Exclude images, then output the remaining data verbatim.

Given material:
──────

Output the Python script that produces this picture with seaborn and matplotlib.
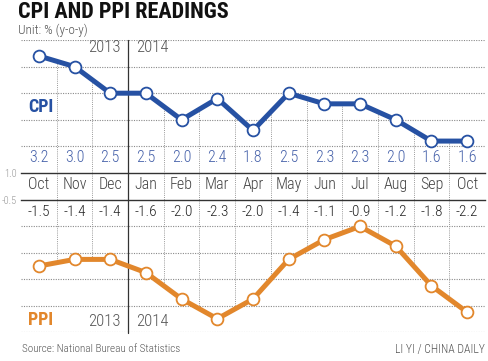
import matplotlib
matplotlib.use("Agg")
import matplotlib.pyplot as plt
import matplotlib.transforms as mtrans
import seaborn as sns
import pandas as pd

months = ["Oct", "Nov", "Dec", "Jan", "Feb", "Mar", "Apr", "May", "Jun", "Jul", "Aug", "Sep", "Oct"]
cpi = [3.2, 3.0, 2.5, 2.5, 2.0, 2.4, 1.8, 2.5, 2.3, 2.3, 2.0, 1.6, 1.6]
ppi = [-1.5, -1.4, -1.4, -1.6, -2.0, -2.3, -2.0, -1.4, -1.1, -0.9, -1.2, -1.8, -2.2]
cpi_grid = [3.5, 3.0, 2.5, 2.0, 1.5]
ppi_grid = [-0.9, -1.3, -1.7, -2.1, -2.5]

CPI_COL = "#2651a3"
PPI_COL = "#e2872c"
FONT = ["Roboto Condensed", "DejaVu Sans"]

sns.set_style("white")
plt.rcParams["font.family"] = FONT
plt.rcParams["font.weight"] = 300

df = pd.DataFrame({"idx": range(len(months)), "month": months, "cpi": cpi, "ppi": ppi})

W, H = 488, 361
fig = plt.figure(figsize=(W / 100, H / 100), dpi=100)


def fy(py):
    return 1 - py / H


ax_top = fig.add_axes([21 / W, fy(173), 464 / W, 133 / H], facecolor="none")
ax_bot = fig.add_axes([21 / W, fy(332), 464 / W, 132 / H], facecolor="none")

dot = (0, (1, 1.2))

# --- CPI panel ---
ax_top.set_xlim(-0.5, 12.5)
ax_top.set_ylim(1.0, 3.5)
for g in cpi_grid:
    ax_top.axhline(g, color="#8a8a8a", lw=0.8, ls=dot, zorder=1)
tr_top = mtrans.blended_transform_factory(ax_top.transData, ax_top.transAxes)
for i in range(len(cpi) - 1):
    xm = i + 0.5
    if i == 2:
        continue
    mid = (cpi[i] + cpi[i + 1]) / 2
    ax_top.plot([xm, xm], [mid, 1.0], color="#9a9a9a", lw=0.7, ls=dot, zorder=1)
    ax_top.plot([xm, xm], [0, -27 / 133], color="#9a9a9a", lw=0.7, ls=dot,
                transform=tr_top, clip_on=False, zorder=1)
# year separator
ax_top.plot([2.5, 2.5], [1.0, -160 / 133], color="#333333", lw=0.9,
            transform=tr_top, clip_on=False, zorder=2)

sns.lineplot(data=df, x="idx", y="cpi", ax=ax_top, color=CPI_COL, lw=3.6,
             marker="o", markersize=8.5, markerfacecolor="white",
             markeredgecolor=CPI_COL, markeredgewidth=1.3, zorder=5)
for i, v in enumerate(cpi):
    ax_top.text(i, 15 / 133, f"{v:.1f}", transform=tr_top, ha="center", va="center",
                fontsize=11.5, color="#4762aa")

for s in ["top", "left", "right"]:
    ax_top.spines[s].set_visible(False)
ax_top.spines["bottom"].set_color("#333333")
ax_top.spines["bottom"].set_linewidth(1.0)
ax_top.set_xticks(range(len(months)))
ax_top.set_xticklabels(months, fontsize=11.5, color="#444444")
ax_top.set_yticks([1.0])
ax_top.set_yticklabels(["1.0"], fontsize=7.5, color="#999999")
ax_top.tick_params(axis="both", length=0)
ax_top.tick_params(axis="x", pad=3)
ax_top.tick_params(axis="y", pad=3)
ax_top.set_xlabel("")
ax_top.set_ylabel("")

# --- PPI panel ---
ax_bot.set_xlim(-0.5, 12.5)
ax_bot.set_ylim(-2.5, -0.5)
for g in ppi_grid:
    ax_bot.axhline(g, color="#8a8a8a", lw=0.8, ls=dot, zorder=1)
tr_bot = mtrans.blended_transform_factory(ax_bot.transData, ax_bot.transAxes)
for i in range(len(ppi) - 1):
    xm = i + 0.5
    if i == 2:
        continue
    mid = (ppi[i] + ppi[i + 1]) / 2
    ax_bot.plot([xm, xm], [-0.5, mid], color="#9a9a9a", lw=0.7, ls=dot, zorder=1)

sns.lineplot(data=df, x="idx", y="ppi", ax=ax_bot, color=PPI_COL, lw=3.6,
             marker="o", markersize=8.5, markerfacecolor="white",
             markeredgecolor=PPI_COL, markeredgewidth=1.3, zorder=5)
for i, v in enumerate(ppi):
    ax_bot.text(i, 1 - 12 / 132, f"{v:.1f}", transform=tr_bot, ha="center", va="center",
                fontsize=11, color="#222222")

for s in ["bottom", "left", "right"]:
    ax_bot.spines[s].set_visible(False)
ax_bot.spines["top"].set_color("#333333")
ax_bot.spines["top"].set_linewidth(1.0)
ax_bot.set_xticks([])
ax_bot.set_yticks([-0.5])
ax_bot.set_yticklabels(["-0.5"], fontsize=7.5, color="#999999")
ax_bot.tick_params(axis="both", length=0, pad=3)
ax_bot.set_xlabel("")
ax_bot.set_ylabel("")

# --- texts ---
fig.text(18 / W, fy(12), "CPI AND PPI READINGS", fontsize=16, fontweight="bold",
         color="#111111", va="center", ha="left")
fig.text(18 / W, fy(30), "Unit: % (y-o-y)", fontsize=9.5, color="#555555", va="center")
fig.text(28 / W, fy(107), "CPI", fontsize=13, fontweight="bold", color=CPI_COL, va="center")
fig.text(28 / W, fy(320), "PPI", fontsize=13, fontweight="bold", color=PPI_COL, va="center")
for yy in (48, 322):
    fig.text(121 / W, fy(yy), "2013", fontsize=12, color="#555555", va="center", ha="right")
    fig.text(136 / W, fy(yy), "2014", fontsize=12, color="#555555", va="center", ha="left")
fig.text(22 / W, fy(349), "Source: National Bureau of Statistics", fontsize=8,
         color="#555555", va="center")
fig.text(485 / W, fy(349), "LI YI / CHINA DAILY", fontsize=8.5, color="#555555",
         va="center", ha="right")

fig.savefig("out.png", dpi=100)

──────

Result for this exercise:
Output the Python script that produces this picture with seaborn and matplotlib.
import matplotlib
matplotlib.use("Agg")
import matplotlib.pyplot as plt
import matplotlib.transforms as mtrans
import seaborn as sns
import pandas as pd

months = ["Oct", "Nov", "Dec", "Jan", "Feb", "Mar", "Apr", "May", "Jun", "Jul", "Aug", "Sep", "Oct"]
cpi = [3.2, 3.0, 2.5, 2.5, 2.0, 2.4, 1.8, 2.5, 2.3, 2.3, 2.0, 1.6, 1.6]
ppi = [-1.5, -1.4, -1.4, -1.6, -2.0, -2.3, -2.0, -1.4, -1.1, -0.9, -1.2, -1.8, -2.2]
cpi_grid = [3.5, 3.0, 2.5, 2.0, 1.5]
ppi_grid = [-0.9, -1.3, -1.7, -2.1, -2.5]

CPI_COL = "#2651a3"
PPI_COL = "#e2872c"
FONT = ["Roboto Condensed", "DejaVu Sans"]

sns.set_style("white")
plt.rcParams["font.family"] = FONT
plt.rcParams["font.weight"] = 300

df = pd.DataFrame({"idx": range(len(months)), "month": months, "cpi": cpi, "ppi": ppi})

W, H = 488, 361
fig = plt.figure(figsize=(W / 100, H / 100), dpi=100)


def fy(py):
    return 1 - py / H


ax_top = fig.add_axes([21 / W, fy(173), 464 / W, 133 / H], facecolor="none")
ax_bot = fig.add_axes([21 / W, fy(332), 464 / W, 132 / H], facecolor="none")

dot = (0, (1, 1.2))

# --- CPI panel ---
ax_top.set_xlim(-0.5, 12.5)
ax_top.set_ylim(1.0, 3.5)
for g in cpi_grid:
    ax_top.axhline(g, color="#8a8a8a", lw=0.8, ls=dot, zorder=1)
tr_top = mtrans.blended_transform_factory(ax_top.transData, ax_top.transAxes)
for i in range(len(cpi) - 1):
    xm = i + 0.5
    if i == 2:
        continue
    mid = (cpi[i] + cpi[i + 1]) / 2
    ax_top.plot([xm, xm], [mid, 1.0], color="#9a9a9a", lw=0.7, ls=dot, zorder=1)
    ax_top.plot([xm, xm], [0, -27 / 133], color="#9a9a9a", lw=0.7, ls=dot,
                transform=tr_top, clip_on=False, zorder=1)
# year separator
ax_top.plot([2.5, 2.5], [1.0, -160 / 133], color="#333333", lw=0.9,
            transform=tr_top, clip_on=False, zorder=2)

sns.lineplot(data=df, x="idx", y="cpi", ax=ax_top, color=CPI_COL, lw=3.6,
             marker="o", markersize=8.5, markerfacecolor="white",
             markeredgecolor=CPI_COL, markeredgewidth=1.3, zorder=5)
for i, v in enumerate(cpi):
    ax_top.text(i, 15 / 133, f"{v:.1f}", transform=tr_top, ha="center", va="center",
                fontsize=11.5, color="#4762aa")

for s in ["top", "left", "right"]:
    ax_top.spines[s].set_visible(False)
ax_top.spines["bottom"].set_color("#333333")
ax_top.spines["bottom"].set_linewidth(1.0)
ax_top.set_xticks(range(len(months)))
ax_top.set_xticklabels(months, fontsize=11.5, color="#444444")
ax_top.set_yticks([1.0])
ax_top.set_yticklabels(["1.0"], fontsize=7.5, color="#999999")
ax_top.tick_params(axis="both", length=0)
ax_top.tick_params(axis="x", pad=3)
ax_top.tick_params(axis="y", pad=3)
ax_top.set_xlabel("")
ax_top.set_ylabel("")

# --- PPI panel ---
ax_bot.set_xlim(-0.5, 12.5)
ax_bot.set_ylim(-2.5, -0.5)
for g in ppi_grid:
    ax_bot.axhline(g, color="#8a8a8a", lw=0.8, ls=dot, zorder=1)
tr_bot = mtrans.blended_transform_factory(ax_bot.transData, ax_bot.transAxes)
for i in range(len(ppi) - 1):
    xm = i + 0.5
    if i == 2:
        continue
    mid = (ppi[i] + ppi[i + 1]) / 2
    ax_bot.plot([xm, xm], [-0.5, mid], color="#9a9a9a", lw=0.7, ls=dot, zorder=1)

sns.lineplot(data=df, x="idx", y="ppi", ax=ax_bot, color=PPI_COL, lw=3.6,
             marker="o", markersize=8.5, markerfacecolor="white",
             markeredgecolor=PPI_COL, markeredgewidth=1.3, zorder=5)
for i, v in enumerate(ppi):
    ax_bot.text(i, 1 - 12 / 132, f"{v:.1f}", transform=tr_bot, ha="center", va="center",
                fontsize=11, color="#222222")

for s in ["bottom", "left", "right"]:
    ax_bot.spines[s].set_visible(False)
ax_bot.spines["top"].set_color("#333333")
ax_bot.spines["top"].set_linewidth(1.0)
ax_bot.set_xticks([])
ax_bot.set_yticks([-0.5])
ax_bot.set_yticklabels(["-0.5"], fontsize=7.5, color="#999999")
ax_bot.tick_params(axis="both", length=0, pad=3)
ax_bot.set_xlabel("")
ax_bot.set_ylabel("")

# --- texts ---
fig.text(18 / W, fy(12), "CPI AND PPI READINGS", fontsize=16, fontweight="bold",
         color="#111111", va="center", ha="left")
fig.text(18 / W, fy(30), "Unit: % (y-o-y)", fontsize=9.5, color="#555555", va="center")
fig.text(28 / W, fy(107), "CPI", fontsize=13, fontweight="bold", color=CPI_COL, va="center")
fig.text(28 / W, fy(320), "PPI", fontsize=13, fontweight="bold", color=PPI_COL, va="center")
for yy in (48, 322):
    fig.text(121 / W, fy(yy), "2013", fontsize=12, color="#555555", va="center", ha="right")
    fig.text(136 / W, fy(yy), "2014", fontsize=12, color="#555555", va="center", ha="left")
fig.text(22 / W, fy(349), "Source: National Bureau of Statistics", fontsize=8,
         color="#555555", va="center")
fig.text(485 / W, fy(349), "LI YI / CHINA DAILY", fontsize=8.5, color="#555555",
         va="center", ha="right")

fig.savefig("out.png", dpi=100)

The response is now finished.